In September 1919 he announced the formation of a new vigilante society, the Society for Safeguarding the Natural Beauties of the Lake District, himself taking the chair. Its membership was to be chosen from people living in the district willing to keep a watchful eye on any proposals which might damage the amenities of their neighbourhood, whether occasioned by deliberate mischief or simply from thoughtlessness. Eleanor’s sister, Gertrude, was appointed Hon. Secretary. Hardwicke had earlier supported the idea of a National Trust Vigilance Society for Beautiful Scenery in Great Britain, the idea being to ensure that once the war ended there would be no damage done to places of beauty as the country tackled the Herculean task of rebuilding.

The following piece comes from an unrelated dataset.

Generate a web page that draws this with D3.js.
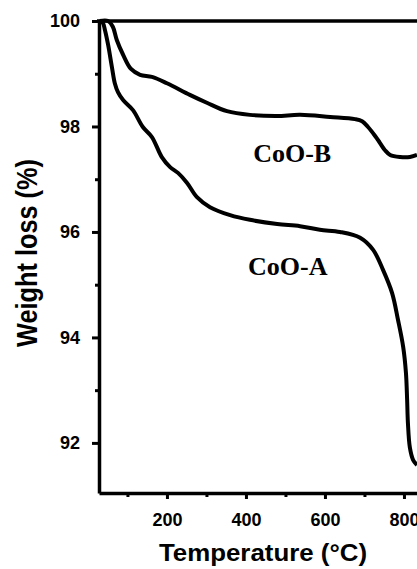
<!DOCTYPE html>
<html>
<head>
<meta charset="utf-8">
<script src="https://cdn.jsdelivr.net/npm/d3@7"></script>
<style>
  body { margin: 0; background: #fff; }
  svg { display: block; }
  .tick text { font-family: "Liberation Sans", Arial, sans-serif; font-weight: bold; font-size: 18px; fill: #000; }
</style>
</head>
<body>
<div id="chart"></div>
<script>
// ---------------- DATA ----------------

// CoO-B (upper curve)
const tempB = [30, 51, 63, 73, 89, 109, 132, 162, 200, 258, 301, 352, 410, 478, 537, 613, 676, 694, 709, 727, 739, 752, 765, 790, 815, 833];
const weightB = [100, 100, 99.89, 99.64, 99.36, 99.09, 98.98, 98.94, 98.82, 98.60, 98.45, 98.29, 98.22, 98.20, 98.22, 98.18, 98.14, 98.10, 97.99, 97.82, 97.69, 97.55, 97.46, 97.42, 97.42, 97.46];

// CoO-A (lower curve)
const tempA = [30, 38, 43, 51, 61, 68, 76, 89, 114, 139, 162, 187, 208, 228, 251, 276, 309, 360, 410, 479, 537, 587, 638, 689, 722, 747, 770, 785, 798, 805, 808, 810, 815, 823, 833];
const weightA = [100, 99.96, 99.83, 99.55, 99.11, 98.82, 98.65, 98.50, 98.31, 97.99, 97.80, 97.42, 97.23, 97.12, 96.93, 96.66, 96.47, 96.32, 96.23, 96.15, 96.11, 96.04, 96.00, 95.89, 95.66, 95.28, 94.84, 94.33, 93.82, 93.33, 92.82, 92.38, 91.91, 91.68, 91.58];

const seriesLabels = [
  { name: "CoO-B", t: 517, w: 97.33 },
  { name: "CoO-A", t: 506, w: 95.18 }
];

const xMajor = [200, 400, 600, 800];
const xMinor = [100, 300, 500, 700];
const yMajor = [92, 94, 96, 98, 100];
const yMinor = [93, 95, 97, 99];

// ---------------- CHART ----------------

const width = 417, height = 569;

const svg = d3.select("#chart")
  .append("svg")
  .attr("width", width)
  .attr("height", height);

const x = d3.scaleLinear().domain([28, 833]).range([99, 417]);
const y = d3.scaleLinear().domain([91.05, 100]).range([493, 21]);

// minor ticks first (no labels)
svg.append("g")
  .attr("transform", `translate(0,${y.range()[0]})`)
  .call(d3.axisBottom(x).tickValues(xMinor).tickSize(4).tickSizeOuter(0).tickFormat(""))
  .call(g => g.select(".domain").remove());

svg.append("g")
  .attr("transform", `translate(${x.range()[0]},0)`)
  .call(d3.axisLeft(y).tickValues(yMinor).tickSize(4).tickSizeOuter(0).tickFormat(""))
  .call(g => g.select(".domain").remove());

svg.selectAll(".tick line").attr("stroke", "#000").attr("stroke-width", 3);

// major axes
const xAxis = svg.append("g")
  .attr("transform", `translate(0,${y.range()[0]})`)
  .call(d3.axisBottom(x).tickValues(xMajor).tickSize(6).tickPadding(14).tickSizeOuter(0));

const yAxis = svg.append("g")
  .attr("transform", `translate(${x.range()[0]},0)`)
  .call(d3.axisLeft(y).tickValues(yMajor).tickSize(7).tickPadding(12).tickSizeOuter(0));

[xAxis, yAxis].forEach(g => {
  g.select(".domain").attr("stroke", "#000").attr("stroke-width", 3.5);
  g.selectAll(".tick line").attr("stroke", "#000").attr("stroke-width", 3);
});

// top frame line
svg.append("line")
  .attr("x1", x.range()[0] - 2)
  .attr("x2", width)
  .attr("y1", y(100))
  .attr("y2", y(100))
  .attr("stroke", "#000")
  .attr("stroke-width", 3.5);

// curves
const line = d3.line()
  .x(d => x(d[0]))
  .y(d => y(d[1]))
  .curve(d3.curveCatmullRom.alpha(0.5));

[[tempB, weightB], [tempA, weightA]].forEach(([t, w]) => {
  svg.append("path")
    .datum(d3.zip(t, w))
    .attr("fill", "none")
    .attr("stroke", "#000")
    .attr("stroke-width", 4)
    .attr("stroke-linejoin", "round")
    .attr("d", line);
});

// series labels
svg.selectAll(".series-label")
  .data(seriesLabels)
  .join("text")
  .attr("class", "series-label")
  .attr("x", d => x(d.t))
  .attr("y", d => y(d.w))
  .attr("text-anchor", "middle")
  .attr("font-family", "'Liberation Serif', 'Times New Roman', serif")
  .attr("font-weight", "bold")
  .attr("font-size", 26)
  .text(d => d.name);

// axis titles
svg.append("text")
  .attr("x", 263)
  .attr("y", 561)
  .attr("text-anchor", "middle")
  .attr("font-family", "'Liberation Sans', Arial, sans-serif")
  .attr("font-weight", "bold")
  .attr("font-size", 24)
  .attr("textLength", 208)
  .attr("lengthAdjust", "spacingAndGlyphs")
  .text("Temperature (°C)");

svg.append("text")
  .attr("transform", "translate(37,253) rotate(-90)")
  .attr("text-anchor", "middle")
  .attr("font-family", "'Liberation Sans', Arial, sans-serif")
  .attr("font-weight", "bold")
  .attr("font-size", 29)
  .attr("textLength", 188)
  .attr("lengthAdjust", "spacingAndGlyphs")
  .text("Weight loss (%)");
</script>
</body>
</html>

On 10 December 1919, he read a paper to the Carlisle Citizens’ League and suggested the formation of a society whose members would work not only to preserve, but to increase the beauties and amenities of the city. During the war years the League had amply demonstrated what could be achieved by working together in the public interest, and Hardwicke proposed that they should capitalise on this momentum. He considered that it was the patriotic duty of every citizen to foster a love of the homeland. His reasoning was that all children were born with a ‘natural aptitude for love of the beautiful in form and colour’, but if this were not nurtured, it would, in the course of time, be killed by unlovely surroundings.

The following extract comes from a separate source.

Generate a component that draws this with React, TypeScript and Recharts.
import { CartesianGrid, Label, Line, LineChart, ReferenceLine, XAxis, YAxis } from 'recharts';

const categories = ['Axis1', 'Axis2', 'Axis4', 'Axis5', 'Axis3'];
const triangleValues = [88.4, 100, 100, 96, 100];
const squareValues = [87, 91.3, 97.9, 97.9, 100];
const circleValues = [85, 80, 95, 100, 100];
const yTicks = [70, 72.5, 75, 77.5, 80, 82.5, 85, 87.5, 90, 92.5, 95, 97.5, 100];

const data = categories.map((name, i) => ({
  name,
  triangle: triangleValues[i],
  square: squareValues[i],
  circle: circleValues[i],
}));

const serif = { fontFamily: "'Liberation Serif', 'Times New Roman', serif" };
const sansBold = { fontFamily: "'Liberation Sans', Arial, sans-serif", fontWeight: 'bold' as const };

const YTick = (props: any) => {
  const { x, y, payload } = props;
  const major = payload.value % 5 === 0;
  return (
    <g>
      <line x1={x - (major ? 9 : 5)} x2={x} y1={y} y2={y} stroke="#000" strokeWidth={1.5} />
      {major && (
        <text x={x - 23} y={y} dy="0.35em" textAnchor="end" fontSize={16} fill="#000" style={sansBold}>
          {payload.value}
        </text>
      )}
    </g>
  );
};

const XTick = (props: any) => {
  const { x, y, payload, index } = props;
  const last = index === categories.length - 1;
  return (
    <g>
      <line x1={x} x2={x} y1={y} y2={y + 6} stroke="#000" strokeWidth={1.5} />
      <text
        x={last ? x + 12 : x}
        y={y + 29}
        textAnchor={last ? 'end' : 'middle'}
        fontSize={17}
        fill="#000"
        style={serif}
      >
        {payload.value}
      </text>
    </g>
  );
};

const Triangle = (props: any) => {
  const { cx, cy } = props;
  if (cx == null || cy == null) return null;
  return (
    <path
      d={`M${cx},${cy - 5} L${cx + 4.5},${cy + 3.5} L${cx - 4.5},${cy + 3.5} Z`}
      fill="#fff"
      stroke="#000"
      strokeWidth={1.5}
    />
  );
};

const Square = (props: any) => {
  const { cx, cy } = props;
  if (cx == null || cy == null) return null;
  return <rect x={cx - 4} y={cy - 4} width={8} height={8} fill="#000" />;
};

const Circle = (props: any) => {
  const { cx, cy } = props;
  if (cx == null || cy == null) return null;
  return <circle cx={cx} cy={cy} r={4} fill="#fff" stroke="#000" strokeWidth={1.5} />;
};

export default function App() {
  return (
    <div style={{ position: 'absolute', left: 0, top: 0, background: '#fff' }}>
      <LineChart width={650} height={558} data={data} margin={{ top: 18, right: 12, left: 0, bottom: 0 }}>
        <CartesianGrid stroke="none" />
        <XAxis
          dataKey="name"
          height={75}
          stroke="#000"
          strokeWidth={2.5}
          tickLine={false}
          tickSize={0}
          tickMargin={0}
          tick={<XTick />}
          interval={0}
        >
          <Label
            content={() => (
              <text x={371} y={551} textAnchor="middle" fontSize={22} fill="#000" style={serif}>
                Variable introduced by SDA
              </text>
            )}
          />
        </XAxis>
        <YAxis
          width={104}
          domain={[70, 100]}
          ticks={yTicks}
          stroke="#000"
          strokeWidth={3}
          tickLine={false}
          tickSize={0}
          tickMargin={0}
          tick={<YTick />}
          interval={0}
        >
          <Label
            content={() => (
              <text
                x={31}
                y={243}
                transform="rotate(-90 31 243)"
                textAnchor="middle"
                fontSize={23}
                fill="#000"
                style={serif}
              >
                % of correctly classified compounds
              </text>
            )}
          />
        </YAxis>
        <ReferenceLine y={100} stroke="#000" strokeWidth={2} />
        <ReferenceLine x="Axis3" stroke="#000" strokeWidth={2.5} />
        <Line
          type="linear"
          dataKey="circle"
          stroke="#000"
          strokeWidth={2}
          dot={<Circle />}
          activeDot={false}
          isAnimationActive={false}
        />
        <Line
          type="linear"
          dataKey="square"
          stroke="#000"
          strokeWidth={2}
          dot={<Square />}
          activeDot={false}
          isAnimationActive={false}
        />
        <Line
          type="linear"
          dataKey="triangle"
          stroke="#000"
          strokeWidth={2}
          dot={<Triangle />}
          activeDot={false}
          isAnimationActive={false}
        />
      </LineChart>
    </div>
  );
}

Such a new society would encourage a patriotic love of the city. Whilst more effective town planning would in the long-term bring improvements, in the short term such simple measures as fitting window boxes and planting flowers and shrubs would do wonders to improve the urban environment. Trees could be planted to enhance the beauties of the parks and other areas, and Hardwicke specified certain parts of the city centre where he suggested that tree planting would make all the difference. Education of public opinion to love and care for the amenities of the city would be the first and most important step. The citizens should learn not to despoil the city by dropping litter and throwing rubbish into streams and rivers. He listed the objectives that such a ‘Beautiful Carlisle Society’ might wish to adopt, such as the creation of gardens; the planting of trees on waste ground and open spaces; the encouragement of children to appreciate and to love trees and flowers; the planting of flowers adjacent to public buildings and factories, and so forth. Evidently the League members were convinced by Hardwicke’s arguments, since after some discussion they agreed to form a Society along the lines which he had suggested
In addition to all his preoccupations at home, Hardwicke maintained a watching brief on events taking place across the Channel. The fighting was over, the guns were now silent, and the peace accord signed, but a new spectre had arisen in many parts of Europe, that of famine. Hardwicke wrote that he was haunted by stories which reached him from Vienna. He had heard ‘of long processions of starving people bearing tiny coffins to the cemeteries’ and had seen ‘pictures of the emaciated skeletons of little children lying on their beds waiting for death to befriend them’. In letters to the Press he urged the public to support the new Save the Children organisation which had been formed in May 1919.
Although the war was over and the Peace Agreement signed, the peace in Europe had certainly not brought prosperity in its wake.